And the first ‘Pick of the Month’ for 2016 is ‘Electricity and void’ by Mike Farren

It went right down to the wire, but we can now announce that January’s ‘Pick of the Month’, and our first for 2016, is Mike Farren’s ‘Electricity and void’. Mike is a freelance writer and ex-IT consultant. He lives near Bradford and has had poems published on the Leads to Leeds website and in anthologies from Beehive Poets, most recently alongside Ian Duhig, Steve Ely and others.

Mike receives a £10 National Book Tokens gift card.


Electricity and void

We are mostly electricity and void
and, mostly, it suits me to believe
matter illusion, time a mystery.
But on this warm-cold night in early spring
you lay your material, electrical void
next to mine, and nothing is important
but the solid and the here – unless
it’s the memory of the breeze that lapped
at our mezzogiorno sweat,
before standing at the window,
looking down on the whitewashed wall,
teeming with insect life,
ready to sing like angels.


Voters comments included:

It’s my kind of poetry. Reminds me of Douglas Dunn; almost Larkin. Very Farren too, no doubt.

One of those short pieces of prose that, as you read it several times, you come to gain a very vivid image of a place and time that holds great personal meaning to, and left an very enduring impression with, the writer. Very uplifting, and I love the final line.

A resonant poem sharing a touching personal moment; what it means to be present and alive to our experience and the world beyond.

The imagery seems familiar but is a challenge. I am hoping that my mezzagiorno sweat also goes when I stand at the window.

This poem has a resonance that I find deeply appealing

It stayed me with for days.

[I liked] the imagery and the sense of life

Captures the pain and beauty of being alive

Mike’s poem captured a very human moment, describing a great feeling of tenderness and hope in a few lines.

The unexpected imagery and the distance it travels.



Comments on the rest of the shortlist included:

Diana Brodie, Happy

Spare and precise expression, moving and surprising, mysterious and thought-provoking.

…it left a mark in my mind which remained with me long after I had finished reading all the poems.


Zelda Chappel, Exhalations

I love the way Zelda takes a relationship & turns it into something tactile – something that gets into your bones

The language, the way it sounds spoken out loud, the flow, the rhythm, the force of it.


Kitty Coles, The Thin Woman

Imagery that instantly grabs attention and is memorable; good robust language.

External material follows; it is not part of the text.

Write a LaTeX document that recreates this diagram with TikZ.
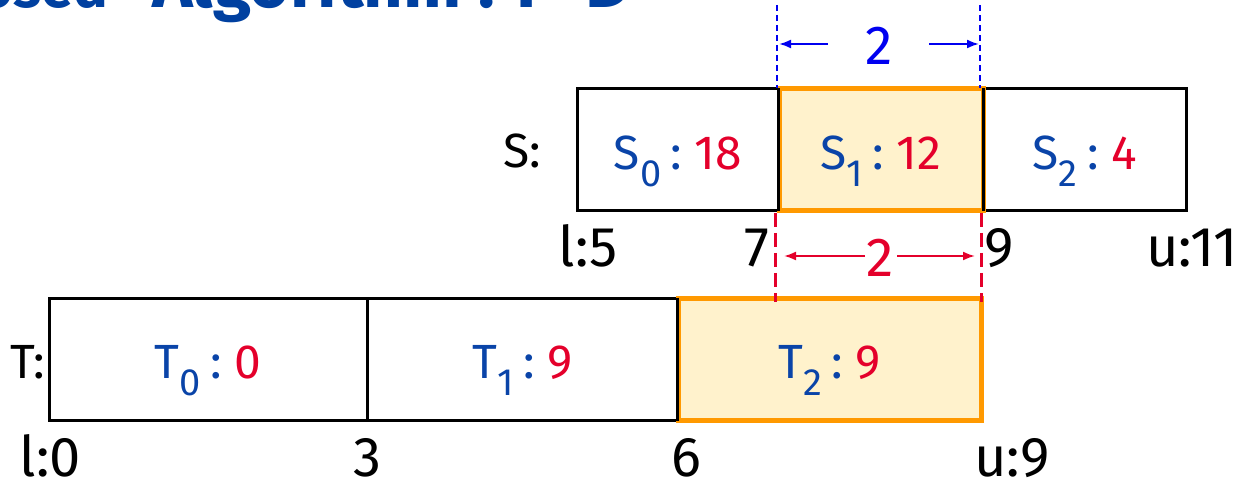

reminiscent of Sylvia Plath but different and very visual


Daniel Roy Connolly, Des bons mots

Such technical brilliance, such mordancy

‘All things considered takes ages.’ Simply the best opening line I’ve ever read.


Seth Crook, Three Years

Pure and limpid voice, restrained emotion, for me it’s word perfect.

One word leads gently and flawlessly into another, building an intimate world that nevertheless allows me to participate in it. It’s a loving, sad poem that makes me feel warm and loved.